[swift-evolution] multi-line string literals
Chris Lattner
clattner at apple.com
Thu Dec 10 19:41:31 CST 2015
> On Dec 10, 2015, at 1:56 PM, Travis Tilley via swift-evolution <swift-evolution at swift.org> wrote:
>
> I would very much like to implement multi-line string literals in swift and get feedback on what this should look like, as i've been informed there are several competing suggestions filed as radars.
I’m positive about adding some syntax for multi-line string literals. Some questions to think about and debate on this list:
1) What concrete syntax should be used? There are a lot of options in this space across a wide range of languages.

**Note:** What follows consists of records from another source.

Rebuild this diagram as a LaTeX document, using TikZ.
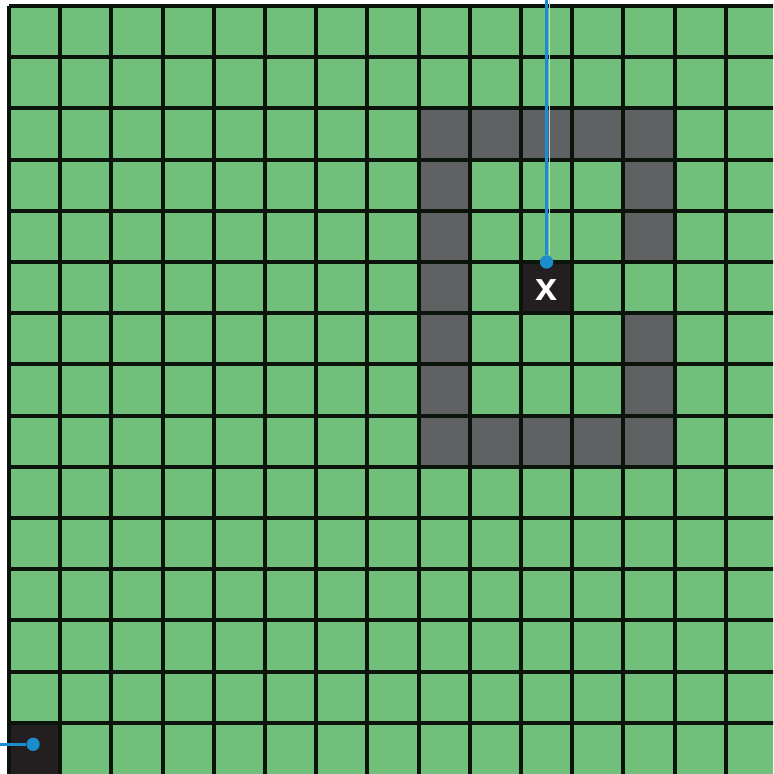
\documentclass[tikz,border=0pt]{standalone}
\usepackage{fontspec}
\setmainfont{Liberation Sans}
\definecolor{cellgreen}{RGB}{114,191,124}
\definecolor{wallgray}{RGB}{96,97,99}
\definecolor{cellblack}{RGB}{35,31,32}
\definecolor{linedark}{RGB}{10,20,10}
\definecolor{wireblue}{RGB}{27,140,204}
\begin{document}
\begin{tikzpicture}[x=1cm, y=-1cm,
        wall/.style = {fill=wallgray},
        goal/.style = {fill=cellblack},
        gridline/.style = {draw=linedark, line width=2.2pt},
        dot/.style = {circle, fill=wireblue, inner sep=0pt, minimum size=0.26cm},
        wire/.style = {draw=wireblue, line width=1.7pt},
        glint/.style = {draw=white!65!wireblue, line width=0.9pt},
        cross/.style = {text=white, font=\bfseries\fontsize{22}{22}\selectfont, inner sep=0pt}]
    \useasboundingbox (-0.176,-0.117) rectangle (14.922,15.0);
    \clip (-0.176,-0.117) rectangle (14.922,15.0);
    \fill[cellgreen] (0,0) rectangle (15,15);

    % walls
    \foreach \c in {8,...,12} {
        \fill[wall] (\c,2) rectangle ++(1,1);
        \fill[wall] (\c,8) rectangle ++(1,1);
    }
    \foreach \r in {3,...,7} \fill[wall] (8,\r) rectangle ++(1,1);
    \foreach \r in {3,4,6,7} \fill[wall] (12,\r) rectangle ++(1,1);
    \fill[goal] (10,5) rectangle ++(1,1);
    \fill[goal] (0,14) rectangle ++(1,1);

    % grid
    \foreach \i in {0,...,14} {
        \draw[gridline] (\i,0) -- (\i,15);
        \draw[gridline] (0,\i) -- (15,\i);
    }

    \node[cross] (x) at (10.5,5.55) {x};
    \node[dot] (d1) at (10.5,5.0) {};
    \node[dot] (d2) at (0.47,14.42) {};
    \coordinate (t1) at (10.5,-0.117);
    \coordinate (t2) at (-0.176,14.42);

    \draw[glint] ([xshift=1.5pt]t1) -- ([xshift=1.5pt]d1.north);
    \draw[wire] (t1) -- (d1);
    \draw[wire] (t2) -- (d2);
\end{tikzpicture}
\end{document}
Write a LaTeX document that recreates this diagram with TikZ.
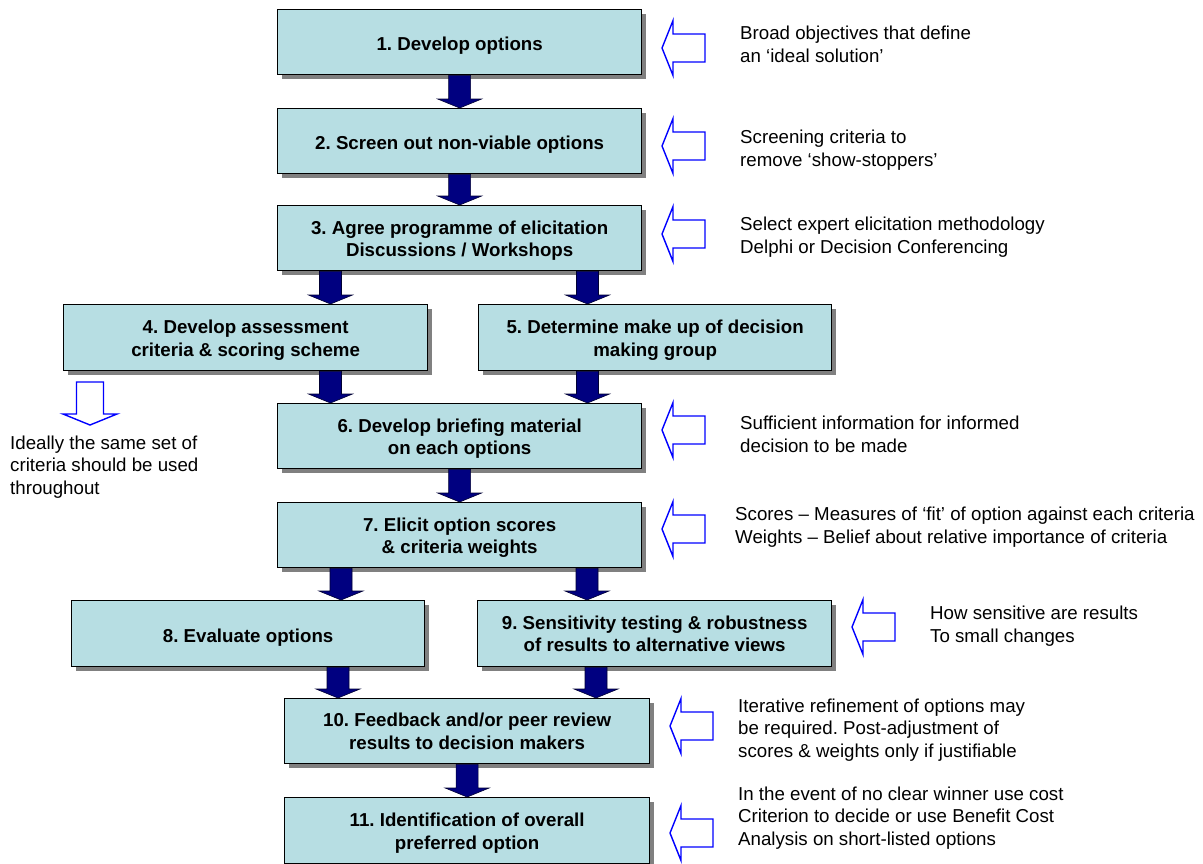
\documentclass[tikz,border=0pt]{standalone}
\usepackage{fontspec}
\setmainfont{Liberation Sans}
\usetikzlibrary{shadows,calc}

\definecolor{boxblue}{RGB}{183,222,227}
\definecolor{navyfill}{RGB}{0,0,128}
\definecolor{hollowblue}{RGB}{0,0,255}
\newcommand{\stepfnt}{\fontsize{18.7}{22.6}\selectfont\bfseries\frenchspacing}
\newcommand{\notefnt}{\fontsize{18.7}{22.8}\selectfont\frenchspacing}

\begin{document}
\begin{tikzpicture}[x=1pt, y=-1pt,
  textdrop/.style={execute at begin node={\rule{0pt}{#1}}},
  stepbox/.style={rectangle, draw=black, line width=1.3pt, fill=boxblue,
    anchor=north west, align=center, inner sep=0pt, font=\stepfnt,
    minimum width=364pt, minimum height=65pt, textdrop=21.5pt,
    drop shadow={shadow xshift=4pt, shadow yshift=-4pt, fill=black!50, opacity=1}},
  twoline/.style={textdrop=41pt},
  note/.style={anchor=west, align=left, inner sep=0pt, font=\notefnt},
  navyarrow/.style={draw=black!60!navyfill, line width=0.6pt, fill=navyfill,
    to path={let \p1=(\tikztostart), \p2=(\tikztotarget) in
      (\x1-11pt,\y1) -- (\x1+11pt,\y1) -- (\x1+11pt,\y2+9pt) -- (\x1+22pt,\y2+9pt)
      -- (\x1,\y2) -- (\x1-22pt,\y2+9pt) -- (\x1-11pt,\y2+9pt) -- cycle}},
  pics/hollowleft/.style={code={
    \draw[hollowblue, line width=1.4pt] (0,0) -- (11,-27.5) -- (11,-14) -- (43,-14)
      -- (43,14) -- (11,14) -- (11,27.5) -- cycle;}},
  pics/hollowdown/.style={code={
    \draw[hollowblue, line width=1.4pt] (0,0) -- (-27,-11) -- (-13.5,-11) -- (-13.5,-43)
      -- (13.5,-43) -- (13.5,-11) -- (27,-11) -- cycle;}}
]
\useasboundingbox (0,0) rectangle (1203,863);

% process steps
\node [stepbox] (b1) at (277,9) {1. Develop options};
\node [stepbox] (b2) at (277,108) {2. Screen out non-viable options};
\node [stepbox, twoline] (b3) at (277,205) {3. Agree programme of elicitation\\Discussions / Workshops};
\node [stepbox, twoline, minimum height=66pt] (b4) at (63,304) {4. Develop assessment\\criteria \& scoring scheme};
\node [stepbox, twoline, minimum width=353pt, minimum height=66pt] (b5) at (478,304) {5. Determine make up of decision\\making group};
\node [stepbox, twoline] (b6) at (277,403) {6. Develop briefing material\\on each options};
\node [stepbox, twoline] (b7) at (277,502) {7. Elicit option scores\\\& criteria weights};
\node [stepbox, minimum width=353pt, minimum height=66pt] (b8) at (71,600) {8. Evaluate options};
\node [stepbox, minimum width=354pt, minimum height=66pt] (b9) at (477,600) {9. Sensitivity testing \& robustness\\of results to alternative views};
\node [stepbox, minimum width=365pt] (b10) at (284,698) {10. Feedback and/or peer review\\results to decision makers};
\node [stepbox, twoline, minimum width=365pt, minimum height=66pt] (b11) at (284,797) {11. Identification of overall\\preferred option};

% columns of the block arrows
\coordinate (x34) at (330.5,0);
\coordinate (x35) at (587.5,0);
\coordinate (x78) at (341,0);
\coordinate (x79) at (587,0);
\coordinate (x810) at (338,0);
\coordinate (x910) at (596,0);

\draw [navyarrow] (b1.south) to (b2.north);
\draw [navyarrow] (b2.south) to (b3.north);
\draw [navyarrow] (b3.south -| x34) to (b4.north);
\draw [navyarrow] (b3.south -| x35) to (b5.north);
\draw [navyarrow] (b4.south -| x34) to (b6.north);
\draw [navyarrow] (b5.south -| x35) to (b6.north);
\draw [navyarrow] (b6.south) to (b7.north);
\draw [navyarrow] (b7.south -| x78) to (b8.north);
\draw [navyarrow] (b7.south -| x79) to (b9.north);
\draw [navyarrow] (b8.south -| x810) to (b10.north);
\draw [navyarrow] (b9.south -| x910) to (b10.north);
\draw [navyarrow] (b10.south) to (b11.north);

% inputs
\pic at (662,48) {hollowleft};
\pic at (662,146) {hollowleft};
\pic at (662,234) {hollowleft};
\pic at (662,430) {hollowleft};
\pic at (662,529) {hollowleft};
\pic at (852,627) {hollowleft};
\pic at (670,726) {hollowleft};
\pic at (670,833) {hollowleft};
\pic at (90,425) {hollowdown};

\node [note] (t1) at (740,44) {Broad objectives that define\\an ‘ideal solution’};
\node [note] (t2) at (740,150) {Screening criteria to\\remove ‘show-stoppers’};
\node [note] (t3) at (740,237) {Select expert elicitation methodology\\Delphi or Decision Conferencing};
\node [note] (t4) at (10,467) {Ideally the same set of\\criteria should be used\\throughout};
\node [note] (t6) at (740,434) {Sufficient information for informed\\decision to be made};
\node [note] (t7) at (735,527) {Scores – Measures of ‘fit’ of option against each criteria\\Weights – Belief about relative importance of criteria};
\node [note] (t9) at (930,626) {How sensitive are results\\To small changes};
\node [note] (t10) at (738,730) {Iterative refinement of options may\\be required. Post-adjustment of\\scores \& weights only if justifiable};
\node [note] (t11) at (738,818) {In the event of no clear winner use cost\\Criterion to decide or use Benefit Cost\\Analysis on short-listed options};

\end{tikzpicture}
\end{document}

C++ has raw strings, and this page has more examples:
http://rigaux.org/language-study/syntax-across-languages.html#StrngMltLine
2) Should escapes like \n be processed always, should they never be processed, or should they be processed by default but disable-able in the syntax?
3) What other policy decisions make sense to expose on these literals? Since this will be the “powerful form of string literals”, it makes sense to be the place to put weird knobs that are seldom used but important in various cases.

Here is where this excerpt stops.